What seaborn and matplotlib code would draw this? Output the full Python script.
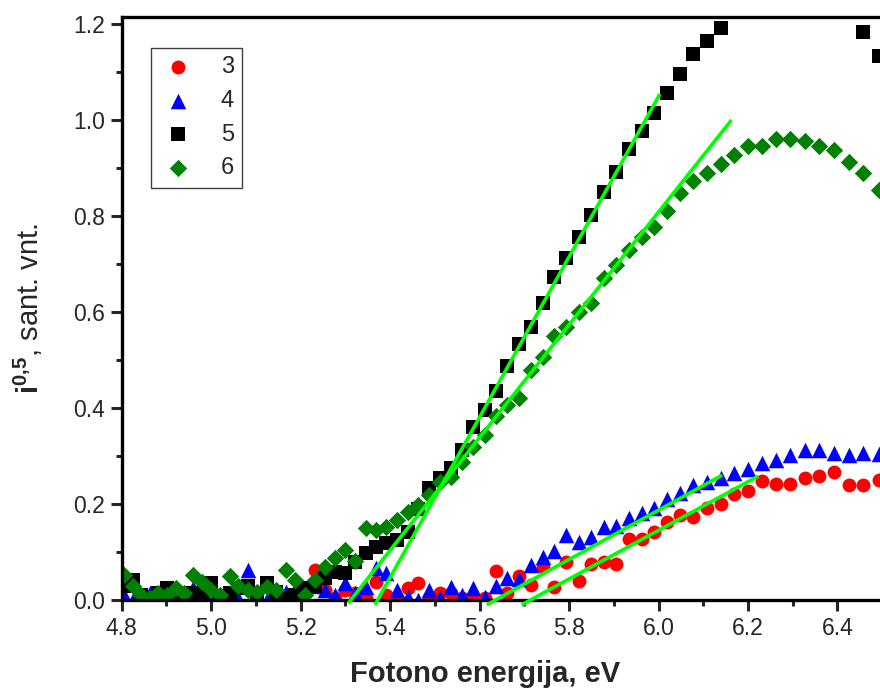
import numpy as np
import pandas as pd
import matplotlib
matplotlib.use("Agg")
import matplotlib.pyplot as plt
from matplotlib.ticker import AutoMinorLocator, FormatStrFormatter
import seaborn as sns

sns.set_style("ticks")
plt.rcParams['font.family'] = ['Liberation Sans', 'DejaVu Sans']
plt.rcParams['mathtext.fontset'] = 'custom'
plt.rcParams['mathtext.rm'] = 'Liberation Sans'
plt.rcParams['mathtext.bf'] = 'Liberation Sans:bold'

# photon energy (eV), one point per nm step
energy = [4.806, 4.825, 4.844, 4.863, 4.882, 4.901, 4.921, 4.940, 4.960, 4.980,
          5.000, 5.020, 5.041, 5.061, 5.082, 5.103, 5.124, 5.145, 5.167, 5.188,
          5.210, 5.232, 5.254, 5.277, 5.299, 5.322, 5.345, 5.368, 5.391, 5.415,
          5.439, 5.463, 5.487, 5.511, 5.536, 5.561, 5.586, 5.611, 5.636, 5.662,
          5.688, 5.714, 5.741, 5.767, 5.794, 5.822, 5.849, 5.877, 5.905, 5.933,
          5.962, 5.990, 6.019, 6.049, 6.078, 6.108, 6.139, 6.169, 6.200, 6.231,
          6.263, 6.294, 6.327, 6.359, 6.392, 6.425, 6.458, 6.492]

nan = np.nan
i3 = [nan, nan, nan, nan, nan, nan, nan, nan, nan, nan,
      nan, nan, nan, nan, nan, nan, nan, nan, nan, nan,
      nan, 0.0625, 0.021, 0.005, 0.021, 0.014, 0.005, 0.038, 0.010, 0.005,
      0.024, 0.035, 0.005, 0.014, 0.014, 0.005, 0.000, 0.005, 0.060, 0.014,
      0.051, 0.031, 0.069, 0.028, 0.080, 0.040, 0.075, 0.080, 0.075, 0.128,
      0.128, 0.142, 0.163, 0.177, 0.172, 0.191, 0.201, 0.221, 0.227, 0.248,
      0.242, 0.241, 0.255, 0.258, 0.267, 0.240, 0.240, 0.250]

i4 = [0.010, 0.000, 0.005, 0.014, 0.000, 0.005, 0.000, 0.005, 0.024, 0.010,
      0.000, 0.005, 0.010, 0.005, 0.063, 0.010, 0.000, 0.010, 0.017, 0.020,
      0.005, 0.030, 0.020, 0.010, 0.035, 0.015, 0.028, 0.066, 0.057, 0.021,
      0.007, 0.000, 0.021, 0.005, 0.028, 0.010, 0.024, 0.007, 0.030, 0.045,
      0.043, 0.073, 0.089, 0.103, 0.135, 0.121, 0.132, 0.153, 0.155, 0.170,
      0.182, 0.192, 0.210, 0.222, 0.240, 0.245, 0.254, 0.264, 0.273, 0.285,
      0.291, 0.302, 0.313, 0.313, 0.306, 0.302, 0.306, 0.304]

i5 = [0.030, 0.042, 0.010, 0.000, 0.015, 0.024, 0.010, 0.000, 0.015, 0.010,
      0.035, 0.005, 0.015, 0.024, 0.029, 0.010, 0.035, 0.017, 0.005, 0.010,
      0.024, 0.030, 0.045, 0.059, 0.056, 0.080, 0.097, 0.111, 0.119, 0.125,
      0.142, 0.190, 0.233, 0.255, 0.274, 0.312, 0.361, 0.396, 0.436, 0.488,
      0.533, 0.568, 0.618, 0.672, 0.712, 0.757, 0.802, 0.851, 0.891, 0.940,
      0.978, 1.014, 1.057, 1.096, 1.138, 1.165, 1.191, 1.250, 1.280, 1.300,
      1.310, 1.310, 1.300, 1.280, 1.250, 1.225, 1.183, 1.134]

i6 = [0.052, 0.030, 0.010, 0.005, 0.014, 0.010, 0.024, 0.015, 0.052, 0.038,
      0.020, 0.010, 0.049, 0.030, 0.020, 0.017, 0.028, 0.020, 0.062, 0.042,
      0.010, 0.042, 0.069, 0.087, 0.104, 0.082, 0.149, 0.146, 0.153, 0.167,
      0.184, 0.198, 0.219, 0.246, 0.257, 0.288, 0.319, 0.344, 0.383, 0.406,
      0.421, 0.479, 0.507, 0.549, 0.569, 0.601, 0.618, 0.670, 0.698, 0.729,
      0.757, 0.778, 0.810, 0.847, 0.872, 0.890, 0.908, 0.927, 0.946, 0.946,
      0.960, 0.960, 0.957, 0.946, 0.938, 0.913, 0.889, 0.854]

# linear fits (end points)
fit3_e = [5.694, 6.223]
fit3_v = [-0.010, 0.258]
fit4_e = [5.616, 6.142]
fit4_v = [-0.010, 0.260]
fit5_e = [5.366, 6.003]
fit5_v = [-0.010, 1.054]
fit6_e = [5.306, 6.163]
fit6_v = [-0.007, 1.000]

samples = ['3', '4', '5', '6']
colors = {'3': '#FF0000', '4': '#0000FF', '5': '#000000', '6': '#008000'}
markers = {'3': 'o', '4': '^', '5': 's', '6': 'D'}
msize = {'3': 100, '4': 125, '5': 88, '6': 78}
xticks = [4.8, 5.0, 5.2, 5.4, 5.6, 5.8, 6.0, 6.2, 6.4]
yticks = [0.0, 0.2, 0.4, 0.6, 0.8, 1.0, 1.2]

frames = []
for name, vals in zip(samples, [i3, i4, i5, i6]):
    frames.append(pd.DataFrame({'E': energy, 'I': vals, 'sample': name}))
df = pd.concat(frames).dropna()

fig = plt.figure(figsize=(8.8, 6.96), dpi=100)
ax = fig.add_axes([121.7 / 880, 1 - 600 / 696, 758.3 / 880, 583.2 / 696])

for name in samples:
    sub = df[df['sample'] == name]
    sns.scatterplot(data=sub, x='E', y='I', color=colors[name], marker=markers[name],
                    s=msize[name], linewidth=0, label=name, ax=ax)

for fe, fv in [(fit3_e, fit3_v), (fit4_e, fit4_v), (fit5_e, fit5_v), (fit6_e, fit6_v)]:
    ax.plot(fe, fv, color='#00FF00', lw=2.6, clip_on=False, zorder=5,
            solid_capstyle='butt')

ax.set_xlim(4.8, 6.495)
ax.set_ylim(0, 1.215)
ax.set_xticks(xticks)
ax.set_yticks(yticks)
ax.xaxis.set_minor_locator(AutoMinorLocator(2))
ax.yaxis.set_minor_locator(AutoMinorLocator(2))
ax.xaxis.set_major_formatter(FormatStrFormatter('%.1f'))
ax.yaxis.set_major_formatter(FormatStrFormatter('%.1f'))
ax.tick_params(which='major', direction='out', length=8, width=2.2,
               labelsize=16.5, pad=4, top=False, right=False)
ax.tick_params(which='minor', direction='out', length=4.5, width=2.2,
               top=False, right=False)

for side in ['left', 'bottom', 'top']:
    ax.spines[side].set_linewidth(2.4)
    ax.spines[side].set_color('black')
ax.spines['right'].set_visible(False)

ax.set_xlabel('Fotono energija, eV', fontsize=21, fontweight='bold')
ax.set_ylabel(r'$\mathbf{i^{0{,}5}}$, sant. vnt.', fontsize=21)
ax.xaxis.set_label_coords(0.479, -0.103)
ax.yaxis.set_label_coords(-0.101, 0.5)

handles, labels = ax.get_legend_handles_labels()
leg = ax.legend(handles, labels, loc='upper left', bbox_to_anchor=(0.0386, 0.947),
                fontsize=17, frameon=True, fancybox=False, framealpha=1,
                edgecolor='#404040', borderpad=0.35, labelspacing=0.5,
                handletextpad=1.0, handlelength=1.6, borderaxespad=0)
leg.get_frame().set_linewidth(1.0)

fig.savefig('out.png', dpi=100)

### Description of the task
All of the lines above should be retyped precisely, apart from the pictures.

### Output below
What seaborn and matplotlib code would draw this? Output the full Python script.
import numpy as np
import pandas as pd
import matplotlib
matplotlib.use("Agg")
import matplotlib.pyplot as plt
from matplotlib.ticker import AutoMinorLocator, FormatStrFormatter
import seaborn as sns

sns.set_style("ticks")
plt.rcParams['font.family'] = ['Liberation Sans', 'DejaVu Sans']
plt.rcParams['mathtext.fontset'] = 'custom'
plt.rcParams['mathtext.rm'] = 'Liberation Sans'
plt.rcParams['mathtext.bf'] = 'Liberation Sans:bold'

# photon energy (eV), one point per nm step
energy = [4.806, 4.825, 4.844, 4.863, 4.882, 4.901, 4.921, 4.940, 4.960, 4.980,
          5.000, 5.020, 5.041, 5.061, 5.082, 5.103, 5.124, 5.145, 5.167, 5.188,
          5.210, 5.232, 5.254, 5.277, 5.299, 5.322, 5.345, 5.368, 5.391, 5.415,
          5.439, 5.463, 5.487, 5.511, 5.536, 5.561, 5.586, 5.611, 5.636, 5.662,
          5.688, 5.714, 5.741, 5.767, 5.794, 5.822, 5.849, 5.877, 5.905, 5.933,
          5.962, 5.990, 6.019, 6.049, 6.078, 6.108, 6.139, 6.169, 6.200, 6.231,
          6.263, 6.294, 6.327, 6.359, 6.392, 6.425, 6.458, 6.492]

nan = np.nan
i3 = [nan, nan, nan, nan, nan, nan, nan, nan, nan, nan,
      nan, nan, nan, nan, nan, nan, nan, nan, nan, nan,
      nan, 0.0625, 0.021, 0.005, 0.021, 0.014, 0.005, 0.038, 0.010, 0.005,
      0.024, 0.035, 0.005, 0.014, 0.014, 0.005, 0.000, 0.005, 0.060, 0.014,
      0.051, 0.031, 0.069, 0.028, 0.080, 0.040, 0.075, 0.080, 0.075, 0.128,
      0.128, 0.142, 0.163, 0.177, 0.172, 0.191, 0.201, 0.221, 0.227, 0.248,
      0.242, 0.241, 0.255, 0.258, 0.267, 0.240, 0.240, 0.250]

i4 = [0.010, 0.000, 0.005, 0.014, 0.000, 0.005, 0.000, 0.005, 0.024, 0.010,
      0.000, 0.005, 0.010, 0.005, 0.063, 0.010, 0.000, 0.010, 0.017, 0.020,
      0.005, 0.030, 0.020, 0.010, 0.035, 0.015, 0.028, 0.066, 0.057, 0.021,
      0.007, 0.000, 0.021, 0.005, 0.028, 0.010, 0.024, 0.007, 0.030, 0.045,
      0.043, 0.073, 0.089, 0.103, 0.135, 0.121, 0.132, 0.153, 0.155, 0.170,
      0.182, 0.192, 0.210, 0.222, 0.240, 0.245, 0.254, 0.264, 0.273, 0.285,
      0.291, 0.302, 0.313, 0.313, 0.306, 0.302, 0.306, 0.304]

i5 = [0.030, 0.042, 0.010, 0.000, 0.015, 0.024, 0.010, 0.000, 0.015, 0.010,
      0.035, 0.005, 0.015, 0.024, 0.029, 0.010, 0.035, 0.017, 0.005, 0.010,
      0.024, 0.030, 0.045, 0.059, 0.056, 0.080, 0.097, 0.111, 0.119, 0.125,
      0.142, 0.190, 0.233, 0.255, 0.274, 0.312, 0.361, 0.396, 0.436, 0.488,
      0.533, 0.568, 0.618, 0.672, 0.712, 0.757, 0.802, 0.851, 0.891, 0.940,
      0.978, 1.014, 1.057, 1.096, 1.138, 1.165, 1.191, 1.250, 1.280, 1.300,
      1.310, 1.310, 1.300, 1.280, 1.250, 1.225, 1.183, 1.134]

i6 = [0.052, 0.030, 0.010, 0.005, 0.014, 0.010, 0.024, 0.015, 0.052, 0.038,
      0.020, 0.010, 0.049, 0.030, 0.020, 0.017, 0.028, 0.020, 0.062, 0.042,
      0.010, 0.042, 0.069, 0.087, 0.104, 0.082, 0.149, 0.146, 0.153, 0.167,
      0.184, 0.198, 0.219, 0.246, 0.257, 0.288, 0.319, 0.344, 0.383, 0.406,
      0.421, 0.479, 0.507, 0.549, 0.569, 0.601, 0.618, 0.670, 0.698, 0.729,
      0.757, 0.778, 0.810, 0.847, 0.872, 0.890, 0.908, 0.927, 0.946, 0.946,
      0.960, 0.960, 0.957, 0.946, 0.938, 0.913, 0.889, 0.854]

# linear fits (end points)
fit3_e = [5.694, 6.223]
fit3_v = [-0.010, 0.258]
fit4_e = [5.616, 6.142]
fit4_v = [-0.010, 0.260]
fit5_e = [5.366, 6.003]
fit5_v = [-0.010, 1.054]
fit6_e = [5.306, 6.163]
fit6_v = [-0.007, 1.000]

samples = ['3', '4', '5', '6']
colors = {'3': '#FF0000', '4': '#0000FF', '5': '#000000', '6': '#008000'}
markers = {'3': 'o', '4': '^', '5': 's', '6': 'D'}
msize = {'3': 100, '4': 125, '5': 88, '6': 78}
xticks = [4.8, 5.0, 5.2, 5.4, 5.6, 5.8, 6.0, 6.2, 6.4]
yticks = [0.0, 0.2, 0.4, 0.6, 0.8, 1.0, 1.2]

frames = []
for name, vals in zip(samples, [i3, i4, i5, i6]):
    frames.append(pd.DataFrame({'E': energy, 'I': vals, 'sample': name}))
df = pd.concat(frames).dropna()

fig = plt.figure(figsize=(8.8, 6.96), dpi=100)
ax = fig.add_axes([121.7 / 880, 1 - 600 / 696, 758.3 / 880, 583.2 / 696])

for name in samples:
    sub = df[df['sample'] == name]
    sns.scatterplot(data=sub, x='E', y='I', color=colors[name], marker=markers[name],
                    s=msize[name], linewidth=0, label=name, ax=ax)

for fe, fv in [(fit3_e, fit3_v), (fit4_e, fit4_v), (fit5_e, fit5_v), (fit6_e, fit6_v)]:
    ax.plot(fe, fv, color='#00FF00', lw=2.6, clip_on=False, zorder=5,
            solid_capstyle='butt')

ax.set_xlim(4.8, 6.495)
ax.set_ylim(0, 1.215)
ax.set_xticks(xticks)
ax.set_yticks(yticks)
ax.xaxis.set_minor_locator(AutoMinorLocator(2))
ax.yaxis.set_minor_locator(AutoMinorLocator(2))
ax.xaxis.set_major_formatter(FormatStrFormatter('%.1f'))
ax.yaxis.set_major_formatter(FormatStrFormatter('%.1f'))
ax.tick_params(which='major', direction='out', length=8, width=2.2,
               labelsize=16.5, pad=4, top=False, right=False)
ax.tick_params(which='minor', direction='out', length=4.5, width=2.2,
               top=False, right=False)

for side in ['left', 'bottom', 'top']:
    ax.spines[side].set_linewidth(2.4)
    ax.spines[side].set_color('black')
ax.spines['right'].set_visible(False)

ax.set_xlabel('Fotono energija, eV', fontsize=21, fontweight='bold')
ax.set_ylabel(r'$\mathbf{i^{0{,}5}}$, sant. vnt.', fontsize=21)
ax.xaxis.set_label_coords(0.479, -0.103)
ax.yaxis.set_label_coords(-0.101, 0.5)

handles, labels = ax.get_legend_handles_labels()
leg = ax.legend(handles, labels, loc='upper left', bbox_to_anchor=(0.0386, 0.947),
                fontsize=17, frameon=True, fancybox=False, framealpha=1,
                edgecolor='#404040', borderpad=0.35, labelspacing=0.5,
                handletextpad=1.0, handlelength=1.6, borderaxespad=0)
leg.get_frame().set_linewidth(1.0)

fig.savefig('out.png', dpi=100)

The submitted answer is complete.